継承墓の場合は一度お墓を建ててしまえば中に入る人数が増えても、それにより多くの費用がかかってしまうということはありません。

しかし永代供養墓では供養する人数ごとに費用が発生するため、人が増えれば増えるほど費用が倍増してしまうという逆転現象が起きてしまいます。
ひとりやふたりならまだ良いのですが、家族と親せきが同じお墓に入るなど人数が増えることが考えられるときは、ひとり当たりの金額からトータルを出し、どのお墓にすれば経済的に良いのかを考えることが重要です。

永代供養に向いている人

永代供養に向いている人

ここまで永代供養のメリットやデメリットを見てきましたが、今度はどういった人が向いているかを解説します。

・お墓を継いでくれる人がいない
家族や親せきがいない人は、合祀墓を選ぶことで身寄りがいなくても管理者がきちんと管理してくれるためおすすめです。

・お墓の維持・管理は他人に任せたい
コロナ禍やさまざまな問題でお墓参りができないというケースも多く、こうした心配がある人や家族に負担をかけたくない人は永代供養墓が適していると言えるでしょう。

・先祖代々のお墓は特にいらない
親せき縁者がいない場合だけでなく、家の仏壇でお参りができますので先祖代々のお墓はいらないと考える人も増加傾向にあります。
また、個別のお墓は不要でも納骨は必要、と考える人には向いています。

永代供養に向いてない人

永代供養に向いてない人

環境や考え方によっては、永代供養墓を購入するのに向いていないかもしれません。
たとえば以下のような人は永代供養に向いていないでしょう。

・お墓という形で先祖代々の繋がりを大切に考える人
多くの霊園や墓地で見られる継承墓は、その家ならではのお墓であり、永代供養墓のように他人が入ることなく先祖だけがその空間で供養されています。
このような先祖との繋がりを大事にする人は永代供養墓ではなく、きちんと継承墓を維持・管理してつながりを大事にすることが重要でしょう。

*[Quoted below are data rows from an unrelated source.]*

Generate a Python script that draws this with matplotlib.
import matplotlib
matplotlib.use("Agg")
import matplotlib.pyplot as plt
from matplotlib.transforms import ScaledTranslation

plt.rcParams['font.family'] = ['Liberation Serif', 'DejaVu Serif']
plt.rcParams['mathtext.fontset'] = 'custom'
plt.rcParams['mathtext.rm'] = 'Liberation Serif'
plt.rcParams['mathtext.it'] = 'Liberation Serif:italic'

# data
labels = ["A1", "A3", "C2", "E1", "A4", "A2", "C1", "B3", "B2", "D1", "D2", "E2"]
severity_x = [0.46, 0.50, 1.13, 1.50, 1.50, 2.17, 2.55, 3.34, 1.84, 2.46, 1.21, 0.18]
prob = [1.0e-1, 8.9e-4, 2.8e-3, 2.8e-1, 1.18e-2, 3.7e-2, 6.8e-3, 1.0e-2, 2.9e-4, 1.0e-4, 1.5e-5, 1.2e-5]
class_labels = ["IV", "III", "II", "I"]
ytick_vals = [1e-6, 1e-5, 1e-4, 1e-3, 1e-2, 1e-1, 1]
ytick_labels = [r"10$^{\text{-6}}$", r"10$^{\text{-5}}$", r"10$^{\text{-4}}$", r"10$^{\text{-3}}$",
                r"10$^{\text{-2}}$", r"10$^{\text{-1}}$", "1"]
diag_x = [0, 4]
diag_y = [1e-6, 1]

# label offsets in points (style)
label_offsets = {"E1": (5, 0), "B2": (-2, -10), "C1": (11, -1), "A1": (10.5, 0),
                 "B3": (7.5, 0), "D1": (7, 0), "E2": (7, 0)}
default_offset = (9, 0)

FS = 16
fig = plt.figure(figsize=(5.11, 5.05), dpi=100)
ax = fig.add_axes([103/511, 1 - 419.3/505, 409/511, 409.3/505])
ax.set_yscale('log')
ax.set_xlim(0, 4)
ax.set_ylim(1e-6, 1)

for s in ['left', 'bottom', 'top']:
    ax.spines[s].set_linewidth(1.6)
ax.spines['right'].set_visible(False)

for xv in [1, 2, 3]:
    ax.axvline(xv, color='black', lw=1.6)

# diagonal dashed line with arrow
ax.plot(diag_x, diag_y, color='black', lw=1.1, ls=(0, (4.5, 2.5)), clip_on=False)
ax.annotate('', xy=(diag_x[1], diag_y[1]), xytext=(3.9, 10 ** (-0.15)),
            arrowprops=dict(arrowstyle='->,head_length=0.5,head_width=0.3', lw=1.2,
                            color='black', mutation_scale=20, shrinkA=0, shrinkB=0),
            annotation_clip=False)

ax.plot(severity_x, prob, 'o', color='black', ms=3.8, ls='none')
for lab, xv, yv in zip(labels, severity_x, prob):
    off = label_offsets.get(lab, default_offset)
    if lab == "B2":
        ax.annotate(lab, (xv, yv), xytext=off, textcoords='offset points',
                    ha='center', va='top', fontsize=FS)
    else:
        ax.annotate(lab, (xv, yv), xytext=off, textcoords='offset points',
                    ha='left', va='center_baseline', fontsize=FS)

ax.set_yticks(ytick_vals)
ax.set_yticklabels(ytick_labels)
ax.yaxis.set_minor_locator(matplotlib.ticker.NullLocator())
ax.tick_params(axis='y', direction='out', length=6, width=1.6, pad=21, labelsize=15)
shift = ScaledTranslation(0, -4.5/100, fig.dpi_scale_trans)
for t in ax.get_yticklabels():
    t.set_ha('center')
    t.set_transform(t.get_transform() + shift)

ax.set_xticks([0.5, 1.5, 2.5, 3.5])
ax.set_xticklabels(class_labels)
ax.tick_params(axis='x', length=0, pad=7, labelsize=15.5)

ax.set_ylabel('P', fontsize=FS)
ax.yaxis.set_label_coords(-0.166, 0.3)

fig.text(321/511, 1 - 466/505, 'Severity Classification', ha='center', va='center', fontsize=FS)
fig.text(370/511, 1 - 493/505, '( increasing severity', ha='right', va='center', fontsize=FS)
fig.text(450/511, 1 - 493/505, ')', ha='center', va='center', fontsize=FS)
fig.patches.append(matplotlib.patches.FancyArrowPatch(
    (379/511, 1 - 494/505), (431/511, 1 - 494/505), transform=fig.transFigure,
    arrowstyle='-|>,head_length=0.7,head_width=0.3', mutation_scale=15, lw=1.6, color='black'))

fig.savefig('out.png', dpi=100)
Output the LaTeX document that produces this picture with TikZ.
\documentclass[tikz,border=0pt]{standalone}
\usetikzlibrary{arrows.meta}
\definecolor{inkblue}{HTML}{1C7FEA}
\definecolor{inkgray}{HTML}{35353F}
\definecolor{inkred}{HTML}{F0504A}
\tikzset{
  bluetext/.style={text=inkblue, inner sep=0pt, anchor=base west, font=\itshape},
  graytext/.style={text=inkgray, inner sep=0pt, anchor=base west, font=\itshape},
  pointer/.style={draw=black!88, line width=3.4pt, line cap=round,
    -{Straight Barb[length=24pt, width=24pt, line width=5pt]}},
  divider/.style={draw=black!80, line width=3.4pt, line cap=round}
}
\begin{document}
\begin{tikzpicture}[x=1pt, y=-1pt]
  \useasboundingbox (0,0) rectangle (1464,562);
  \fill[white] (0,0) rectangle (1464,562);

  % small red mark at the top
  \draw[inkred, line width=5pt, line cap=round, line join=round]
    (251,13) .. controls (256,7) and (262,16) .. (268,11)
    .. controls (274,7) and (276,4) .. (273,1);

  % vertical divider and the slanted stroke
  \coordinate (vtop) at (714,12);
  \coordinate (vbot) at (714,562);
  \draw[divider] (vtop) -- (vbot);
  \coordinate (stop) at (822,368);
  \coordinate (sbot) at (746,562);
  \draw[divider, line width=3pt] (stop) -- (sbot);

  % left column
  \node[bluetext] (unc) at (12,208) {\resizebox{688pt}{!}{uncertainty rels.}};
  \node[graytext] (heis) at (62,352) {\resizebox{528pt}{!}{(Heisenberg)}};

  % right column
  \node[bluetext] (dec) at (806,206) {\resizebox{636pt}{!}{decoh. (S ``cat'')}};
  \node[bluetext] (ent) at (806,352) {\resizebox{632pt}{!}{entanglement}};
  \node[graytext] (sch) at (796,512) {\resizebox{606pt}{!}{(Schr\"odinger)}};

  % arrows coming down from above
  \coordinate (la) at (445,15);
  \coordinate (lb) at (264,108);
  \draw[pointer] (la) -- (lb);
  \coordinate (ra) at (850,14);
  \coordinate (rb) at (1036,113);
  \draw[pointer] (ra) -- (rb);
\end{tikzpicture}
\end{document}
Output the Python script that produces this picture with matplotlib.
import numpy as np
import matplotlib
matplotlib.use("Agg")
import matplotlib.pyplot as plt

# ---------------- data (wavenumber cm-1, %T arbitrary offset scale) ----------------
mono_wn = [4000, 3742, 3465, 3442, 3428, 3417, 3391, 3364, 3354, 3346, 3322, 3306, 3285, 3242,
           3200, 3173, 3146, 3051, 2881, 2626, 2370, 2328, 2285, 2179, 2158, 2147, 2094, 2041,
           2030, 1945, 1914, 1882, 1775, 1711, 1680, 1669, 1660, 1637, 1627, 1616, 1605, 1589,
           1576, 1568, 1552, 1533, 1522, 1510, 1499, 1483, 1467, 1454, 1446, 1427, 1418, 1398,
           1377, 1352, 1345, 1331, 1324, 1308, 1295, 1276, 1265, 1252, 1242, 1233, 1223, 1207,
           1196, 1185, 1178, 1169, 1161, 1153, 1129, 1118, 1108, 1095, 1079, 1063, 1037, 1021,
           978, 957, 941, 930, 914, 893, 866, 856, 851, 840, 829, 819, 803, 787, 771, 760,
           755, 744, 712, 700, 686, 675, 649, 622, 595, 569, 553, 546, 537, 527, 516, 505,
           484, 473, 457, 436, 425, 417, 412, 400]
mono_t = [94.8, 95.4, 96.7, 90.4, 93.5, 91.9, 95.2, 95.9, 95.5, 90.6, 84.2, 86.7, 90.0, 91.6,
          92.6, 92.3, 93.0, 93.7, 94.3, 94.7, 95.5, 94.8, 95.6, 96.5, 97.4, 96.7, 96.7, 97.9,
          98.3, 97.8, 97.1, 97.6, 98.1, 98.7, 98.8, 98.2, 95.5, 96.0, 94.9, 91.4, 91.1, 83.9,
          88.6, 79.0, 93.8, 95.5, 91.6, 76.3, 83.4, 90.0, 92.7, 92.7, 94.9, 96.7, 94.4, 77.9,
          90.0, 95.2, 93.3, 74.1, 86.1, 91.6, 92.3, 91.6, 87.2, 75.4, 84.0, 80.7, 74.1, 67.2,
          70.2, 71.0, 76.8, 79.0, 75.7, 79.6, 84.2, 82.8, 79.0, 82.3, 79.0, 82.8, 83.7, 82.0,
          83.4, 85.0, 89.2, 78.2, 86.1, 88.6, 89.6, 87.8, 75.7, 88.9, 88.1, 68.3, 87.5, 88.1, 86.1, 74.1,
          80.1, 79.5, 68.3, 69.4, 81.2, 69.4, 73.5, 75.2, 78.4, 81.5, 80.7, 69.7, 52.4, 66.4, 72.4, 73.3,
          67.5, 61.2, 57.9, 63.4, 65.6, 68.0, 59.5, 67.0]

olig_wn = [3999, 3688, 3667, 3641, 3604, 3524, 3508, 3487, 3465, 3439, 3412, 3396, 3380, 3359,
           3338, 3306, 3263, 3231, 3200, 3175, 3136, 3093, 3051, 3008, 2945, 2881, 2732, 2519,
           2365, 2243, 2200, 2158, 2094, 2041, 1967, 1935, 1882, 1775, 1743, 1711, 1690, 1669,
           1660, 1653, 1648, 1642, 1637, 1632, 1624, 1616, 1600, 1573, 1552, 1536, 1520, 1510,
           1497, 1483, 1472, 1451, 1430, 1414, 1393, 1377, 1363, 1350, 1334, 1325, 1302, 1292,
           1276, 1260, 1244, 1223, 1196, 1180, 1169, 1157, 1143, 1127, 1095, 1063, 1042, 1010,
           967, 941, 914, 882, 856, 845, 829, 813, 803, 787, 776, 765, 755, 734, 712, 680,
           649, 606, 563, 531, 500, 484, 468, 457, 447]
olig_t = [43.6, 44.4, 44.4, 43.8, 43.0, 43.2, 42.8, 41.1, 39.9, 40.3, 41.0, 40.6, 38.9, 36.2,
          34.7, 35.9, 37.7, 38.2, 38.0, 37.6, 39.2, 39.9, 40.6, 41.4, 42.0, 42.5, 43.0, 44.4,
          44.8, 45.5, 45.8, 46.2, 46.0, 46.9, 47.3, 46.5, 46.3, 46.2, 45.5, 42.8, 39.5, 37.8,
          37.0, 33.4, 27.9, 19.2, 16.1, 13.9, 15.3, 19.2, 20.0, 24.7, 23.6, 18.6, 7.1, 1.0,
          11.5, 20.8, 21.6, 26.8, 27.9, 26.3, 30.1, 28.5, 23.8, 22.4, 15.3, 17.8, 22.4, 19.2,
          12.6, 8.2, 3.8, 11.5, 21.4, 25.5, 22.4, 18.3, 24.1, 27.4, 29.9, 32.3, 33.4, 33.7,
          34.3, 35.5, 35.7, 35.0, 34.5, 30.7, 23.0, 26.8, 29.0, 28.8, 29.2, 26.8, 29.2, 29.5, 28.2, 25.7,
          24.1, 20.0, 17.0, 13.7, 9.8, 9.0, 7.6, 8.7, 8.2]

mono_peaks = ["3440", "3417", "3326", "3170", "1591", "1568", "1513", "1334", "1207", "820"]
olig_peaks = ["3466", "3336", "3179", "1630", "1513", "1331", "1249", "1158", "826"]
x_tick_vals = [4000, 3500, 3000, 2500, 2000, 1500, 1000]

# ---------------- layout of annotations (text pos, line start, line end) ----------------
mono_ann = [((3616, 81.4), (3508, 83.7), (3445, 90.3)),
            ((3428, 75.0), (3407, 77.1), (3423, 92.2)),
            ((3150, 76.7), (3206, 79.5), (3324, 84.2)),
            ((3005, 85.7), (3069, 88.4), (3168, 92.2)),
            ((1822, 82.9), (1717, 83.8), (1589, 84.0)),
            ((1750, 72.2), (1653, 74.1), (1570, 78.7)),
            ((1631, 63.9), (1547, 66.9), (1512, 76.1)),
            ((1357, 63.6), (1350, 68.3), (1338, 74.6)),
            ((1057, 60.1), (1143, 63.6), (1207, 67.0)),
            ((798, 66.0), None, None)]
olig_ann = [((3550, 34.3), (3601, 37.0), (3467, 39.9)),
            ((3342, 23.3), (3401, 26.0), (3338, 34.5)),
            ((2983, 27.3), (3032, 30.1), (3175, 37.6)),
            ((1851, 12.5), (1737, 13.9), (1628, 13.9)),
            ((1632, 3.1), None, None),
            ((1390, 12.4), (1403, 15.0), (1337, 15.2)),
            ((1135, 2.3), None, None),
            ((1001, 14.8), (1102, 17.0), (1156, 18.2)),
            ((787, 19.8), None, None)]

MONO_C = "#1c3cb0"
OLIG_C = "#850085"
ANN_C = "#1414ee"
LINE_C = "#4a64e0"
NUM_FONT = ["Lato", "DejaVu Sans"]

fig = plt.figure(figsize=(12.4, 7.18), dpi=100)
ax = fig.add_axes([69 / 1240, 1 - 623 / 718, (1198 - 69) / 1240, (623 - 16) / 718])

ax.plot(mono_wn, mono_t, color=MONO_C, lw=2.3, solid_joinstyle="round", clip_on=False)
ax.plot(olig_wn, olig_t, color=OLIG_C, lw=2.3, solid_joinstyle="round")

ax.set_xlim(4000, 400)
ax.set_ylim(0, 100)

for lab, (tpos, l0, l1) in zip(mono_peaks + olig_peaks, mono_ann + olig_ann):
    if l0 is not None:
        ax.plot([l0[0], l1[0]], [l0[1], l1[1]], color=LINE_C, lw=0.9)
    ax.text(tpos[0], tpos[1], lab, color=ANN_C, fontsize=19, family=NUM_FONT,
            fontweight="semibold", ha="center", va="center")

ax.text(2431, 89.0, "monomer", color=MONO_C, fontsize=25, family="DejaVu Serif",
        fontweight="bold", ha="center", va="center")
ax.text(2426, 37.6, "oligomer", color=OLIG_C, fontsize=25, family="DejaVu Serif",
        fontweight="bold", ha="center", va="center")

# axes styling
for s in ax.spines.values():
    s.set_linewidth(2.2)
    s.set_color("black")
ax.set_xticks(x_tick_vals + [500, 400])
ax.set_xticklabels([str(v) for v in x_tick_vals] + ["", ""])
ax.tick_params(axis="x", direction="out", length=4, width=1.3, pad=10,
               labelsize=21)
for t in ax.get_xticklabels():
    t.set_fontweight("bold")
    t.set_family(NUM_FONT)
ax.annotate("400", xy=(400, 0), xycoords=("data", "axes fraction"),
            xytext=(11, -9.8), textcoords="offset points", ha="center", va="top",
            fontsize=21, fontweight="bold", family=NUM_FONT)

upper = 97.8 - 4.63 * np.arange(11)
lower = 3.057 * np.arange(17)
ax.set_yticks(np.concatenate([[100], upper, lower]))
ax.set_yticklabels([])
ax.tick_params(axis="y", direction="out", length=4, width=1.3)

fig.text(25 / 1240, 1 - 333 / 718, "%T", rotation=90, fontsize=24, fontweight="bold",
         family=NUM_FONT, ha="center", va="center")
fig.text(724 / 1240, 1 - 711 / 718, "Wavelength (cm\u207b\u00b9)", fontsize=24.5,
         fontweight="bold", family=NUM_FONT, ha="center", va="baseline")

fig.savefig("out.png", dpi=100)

・お墓を継ぐ人である、継ぐことを考えている人が身近にいる人
先祖代々の繋がりを大事にするのと同じく、きちんと先祖を供養したい気持ちがある場合は永代供養墓にするのではなく、きちんとした継承墓を建てることが望ましいです。
継ぐことを考えている人が身近にいる場合はきちんと話をしたうえで、供養したい気持ちを確認することで方向が定まります。

大切なのは人の気持ちであることを覚えておこう

大切なのは人の気持ちであることを覚えておこう

永代供養は継承墓よりも費用や負担などが減らせるものの、合祀墓では他人も一緒に供養されるといった問題もあります。
お墓は家族や親せきなど関わる人の気持ちが、まず何よりも重要であることを覚えておくことが大事です。